#### Exercise inputs

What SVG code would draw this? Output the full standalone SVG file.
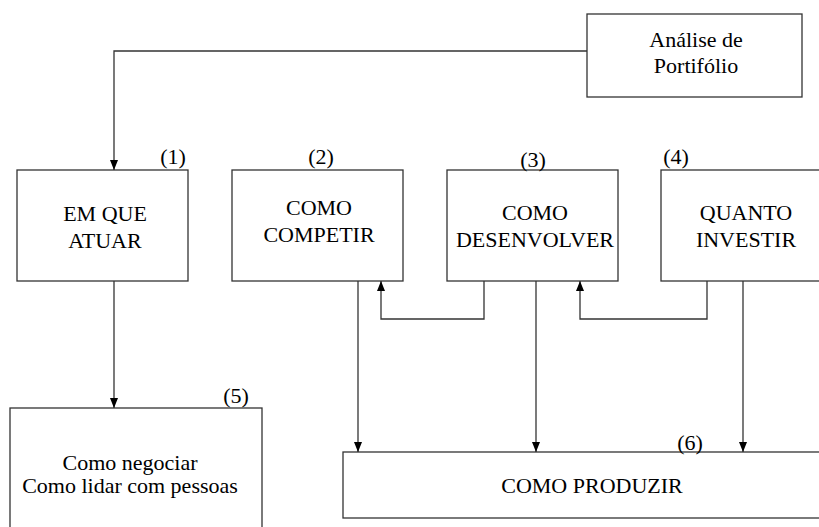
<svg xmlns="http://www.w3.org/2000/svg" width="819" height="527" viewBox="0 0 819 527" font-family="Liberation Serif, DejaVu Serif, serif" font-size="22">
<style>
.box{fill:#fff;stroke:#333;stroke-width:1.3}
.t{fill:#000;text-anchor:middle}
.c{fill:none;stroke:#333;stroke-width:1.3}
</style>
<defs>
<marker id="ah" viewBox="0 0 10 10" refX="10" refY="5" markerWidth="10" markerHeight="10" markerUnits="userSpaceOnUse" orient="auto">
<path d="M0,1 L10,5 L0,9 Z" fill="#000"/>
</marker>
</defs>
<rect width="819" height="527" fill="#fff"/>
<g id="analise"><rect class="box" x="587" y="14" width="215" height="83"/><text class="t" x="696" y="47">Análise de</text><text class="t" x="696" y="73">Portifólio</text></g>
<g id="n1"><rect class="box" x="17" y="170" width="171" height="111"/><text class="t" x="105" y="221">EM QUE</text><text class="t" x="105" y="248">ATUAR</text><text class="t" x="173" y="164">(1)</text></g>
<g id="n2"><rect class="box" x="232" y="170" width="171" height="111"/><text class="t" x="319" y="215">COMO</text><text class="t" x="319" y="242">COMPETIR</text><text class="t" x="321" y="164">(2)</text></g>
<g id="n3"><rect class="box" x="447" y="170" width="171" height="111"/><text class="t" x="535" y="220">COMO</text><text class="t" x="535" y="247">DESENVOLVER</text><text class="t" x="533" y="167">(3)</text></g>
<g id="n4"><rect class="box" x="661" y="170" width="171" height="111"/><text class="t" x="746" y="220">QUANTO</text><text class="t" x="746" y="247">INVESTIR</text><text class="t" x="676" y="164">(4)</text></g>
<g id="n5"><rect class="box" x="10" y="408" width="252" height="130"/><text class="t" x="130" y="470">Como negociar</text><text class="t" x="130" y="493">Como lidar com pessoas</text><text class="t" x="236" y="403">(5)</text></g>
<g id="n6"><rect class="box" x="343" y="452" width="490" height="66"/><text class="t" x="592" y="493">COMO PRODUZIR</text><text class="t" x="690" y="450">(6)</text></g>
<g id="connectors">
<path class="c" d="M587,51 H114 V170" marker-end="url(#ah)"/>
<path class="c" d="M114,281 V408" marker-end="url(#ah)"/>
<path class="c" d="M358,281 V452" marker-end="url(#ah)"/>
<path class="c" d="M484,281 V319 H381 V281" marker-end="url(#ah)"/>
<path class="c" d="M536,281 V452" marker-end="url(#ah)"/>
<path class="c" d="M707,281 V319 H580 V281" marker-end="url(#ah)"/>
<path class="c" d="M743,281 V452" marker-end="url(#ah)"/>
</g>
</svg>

########
#### Exercise inputs

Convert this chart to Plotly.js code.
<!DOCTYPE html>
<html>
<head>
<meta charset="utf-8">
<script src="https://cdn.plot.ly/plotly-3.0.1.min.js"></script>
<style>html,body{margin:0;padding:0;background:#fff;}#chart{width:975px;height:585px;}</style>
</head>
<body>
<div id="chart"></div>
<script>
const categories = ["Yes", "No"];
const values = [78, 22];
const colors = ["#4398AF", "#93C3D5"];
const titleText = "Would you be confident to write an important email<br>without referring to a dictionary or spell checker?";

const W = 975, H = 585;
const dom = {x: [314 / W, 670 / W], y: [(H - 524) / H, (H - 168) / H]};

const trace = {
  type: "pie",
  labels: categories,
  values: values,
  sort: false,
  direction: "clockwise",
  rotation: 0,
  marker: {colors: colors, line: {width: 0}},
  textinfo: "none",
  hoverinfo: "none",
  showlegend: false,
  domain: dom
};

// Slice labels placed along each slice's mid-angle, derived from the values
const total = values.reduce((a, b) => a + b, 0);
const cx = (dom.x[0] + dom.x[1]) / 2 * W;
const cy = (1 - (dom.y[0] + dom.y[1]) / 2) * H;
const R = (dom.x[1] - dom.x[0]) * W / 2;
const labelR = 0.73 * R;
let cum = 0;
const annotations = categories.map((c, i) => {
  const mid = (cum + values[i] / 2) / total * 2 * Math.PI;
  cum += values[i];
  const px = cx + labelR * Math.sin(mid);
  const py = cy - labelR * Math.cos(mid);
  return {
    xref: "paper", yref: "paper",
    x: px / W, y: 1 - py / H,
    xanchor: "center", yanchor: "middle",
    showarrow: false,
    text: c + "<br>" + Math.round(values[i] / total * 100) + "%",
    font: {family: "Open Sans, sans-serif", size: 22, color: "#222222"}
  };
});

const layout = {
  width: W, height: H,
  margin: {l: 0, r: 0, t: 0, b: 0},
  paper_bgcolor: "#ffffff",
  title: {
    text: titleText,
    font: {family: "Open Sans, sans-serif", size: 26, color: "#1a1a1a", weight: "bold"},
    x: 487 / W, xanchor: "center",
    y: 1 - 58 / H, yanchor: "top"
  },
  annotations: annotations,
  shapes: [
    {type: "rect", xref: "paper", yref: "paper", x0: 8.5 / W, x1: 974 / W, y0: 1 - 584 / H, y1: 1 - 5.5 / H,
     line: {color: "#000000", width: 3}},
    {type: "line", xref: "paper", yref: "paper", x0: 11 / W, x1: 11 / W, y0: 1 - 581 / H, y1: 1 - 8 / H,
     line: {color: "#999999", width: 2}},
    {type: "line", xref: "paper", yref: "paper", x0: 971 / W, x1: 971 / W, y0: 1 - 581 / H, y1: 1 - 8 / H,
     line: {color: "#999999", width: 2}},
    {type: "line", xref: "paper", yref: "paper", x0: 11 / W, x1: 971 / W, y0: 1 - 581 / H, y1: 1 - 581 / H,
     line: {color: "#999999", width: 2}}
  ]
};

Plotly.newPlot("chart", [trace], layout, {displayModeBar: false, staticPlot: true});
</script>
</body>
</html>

########

What is asked:
Repeat, exactly as they stand above, the lines from the line with "Convert this chart to Plotly.js code." to the line with "[314 / W, 670", both lines included.

Reply to the exercise:
Convert this chart to Plotly.js code.
<!DOCTYPE html>
<html>
<head>
<meta charset="utf-8">
<script src="https://cdn.plot.ly/plotly-3.0.1.min.js"></script>
<style>html,body{margin:0;padding:0;background:#fff;}#chart{width:975px;height:585px;}</style>
</head>
<body>
<div id="chart"></div>
<script>
const categories = ["Yes", "No"];
const values = [78, 22];
const colors = ["#4398AF", "#93C3D5"];
const titleText = "Would you be confident to write an important email<br>without referring to a dictionary or spell checker?";

const W = 975, H = 585;
const dom = {x: [314 / W, 670 / W], y: [(H - 524) / H, (H - 168) / H]};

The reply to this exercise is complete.